During the fiscal year ended March 31, 2010, Sony recorded 4,707 million yen of interest expense and 1,565 million yen of penalties.

During the fiscal year ended March 31, 2011, Sony recorded 3,612 million yen of interest expense and reversed 261 million yen of penalties. At March 31, 2011, Sony had recorded liabilities of 14,523 million yen and 4,407 million yen for the payments of interest and penalties, respectively.

During the fiscal year ended March 31, 2012, Sony reversed 1,336 million yen of interest expense and 333 million yen of penalties. At March 31, 2012, Sony had recorded liabilities of 13,187 million yen and 4,074 million yen for the payments of interest and penalties, respectively.

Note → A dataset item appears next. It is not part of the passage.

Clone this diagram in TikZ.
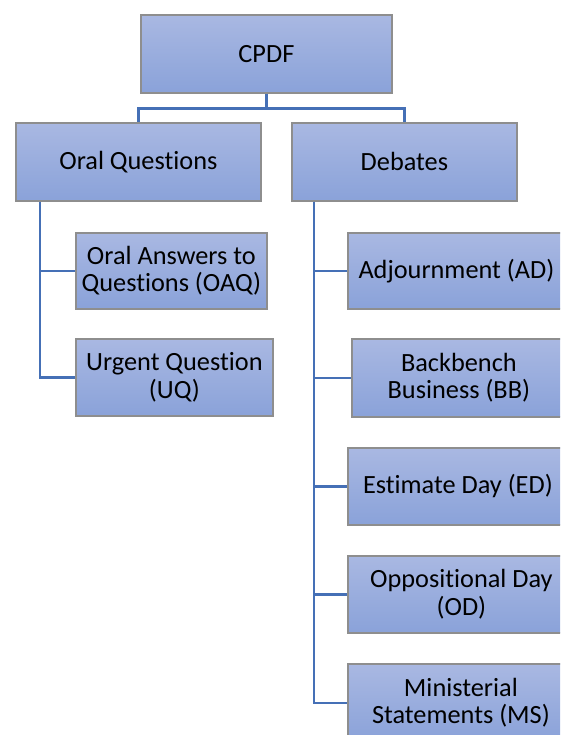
\documentclass[tikz,border=0pt]{standalone}
\usepackage{fontspec}
\setmainfont{Carlito}[Ligatures=NoCommon]
\begin{document}
\begin{tikzpicture}[x=1pt,y=-1pt,
  box/.style={draw=boxedge, line width=1.8pt, top color=boxtop, bottom color=boxbot,
    anchor=north west, inner sep=0pt, align=center,
    font=\fontsize{26.3}{27.5}\selectfont},
  link/.style={draw=linkblue, line width=2.6pt}]
\definecolor{boxtop}{HTML}{A9B8E2}
\definecolor{boxbot}{HTML}{8AA2D9}
\definecolor{boxedge}{HTML}{8E8E8E}
\definecolor{linkblue}{HTML}{4570B6}
\useasboundingbox (0,0) rectangle (560,735);
\clip (0,0) rectangle (560,735);
\fill[white] (0,0) rectangle (560,735);

% top level
\node[box, minimum width=251pt, minimum height=78pt] (cpdf) at (140,14) {CPDF};
% second level
\node[box, minimum width=245pt, minimum height=78pt] (oral) at (15,122) {Oral Questions};
\node[box, minimum width=225pt, minimum height=78pt] (deb) at (291,122) {Debates};
% oral question types
\node[box, minimum width=191pt, minimum height=76pt] (oaq) at (75,232) {Oral Answers to\\Questions (OAQ)};
\node[box, minimum width=197pt, minimum height=77pt] (uq) at (75,338) {Urgent Question\\(UQ)};
% debate types
\node[box, minimum width=217pt, minimum height=76pt] (ad) at (347,232) {Adjournment (AD)};
\node[box, minimum width=214pt, minimum height=78pt] (bb) at (351,338) {Backbench\\Business (BB)};
\node[box, minimum width=220pt, minimum height=77pt] (ed) at (347,447) {Estimate Day (ED)};
\node[box, minimum width=227pt, minimum height=77pt] (od) at (347,555) {Oppositional Day\\(OD)};
\node[box, minimum width=226pt, minimum height=78pt] (ms) at (347,663) {Ministerial\\Statements (MS)};

% connectors
\draw[link] (cpdf.south) -- ++(0,15) -| (oral.north);
\draw[link] (cpdf.south) -- ++(0,15) -| (deb.north);
\draw[link] ([xshift=25pt]oral.south west) |- (oaq.west);
\draw[link] ([xshift=25pt]oral.south west) |- (uq.west);
\draw[link] ([xshift=23pt]deb.south west) |- (ad.west);
\draw[link] ([xshift=23pt]deb.south west) |- (bb.west);
\draw[link] ([xshift=23pt]deb.south west) |- (ed.west);
\draw[link] ([xshift=23pt]deb.south west) |- (od.west);
\draw[link] ([xshift=23pt]deb.south west) |- (ms.west);
\end{tikzpicture}
\end{document}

Sony operates in multiple jurisdictions throughout the world, and its tax returns are periodically audited by Japanese and foreign taxing authorities. As a result of audit settlements, the conclusion of current examinations, the expiration of the statute of limitations in several jurisdictions and other reevaluations of Sony’s tax positions, it is expected that the amount of unrecognized tax benefits will change in the next twelve months. Accordingly, Sony believes it is reasonably possible that its existing unrecognized tax benefits may be reduced by an amount up to 122,227 million yen within the next twelve months.

Sony remains subject to examinations by Japanese taxing authorities for tax years from 2005 through 2011, and by the U.S. and other foreign taxing authorities for tax years from 1998 through 2011.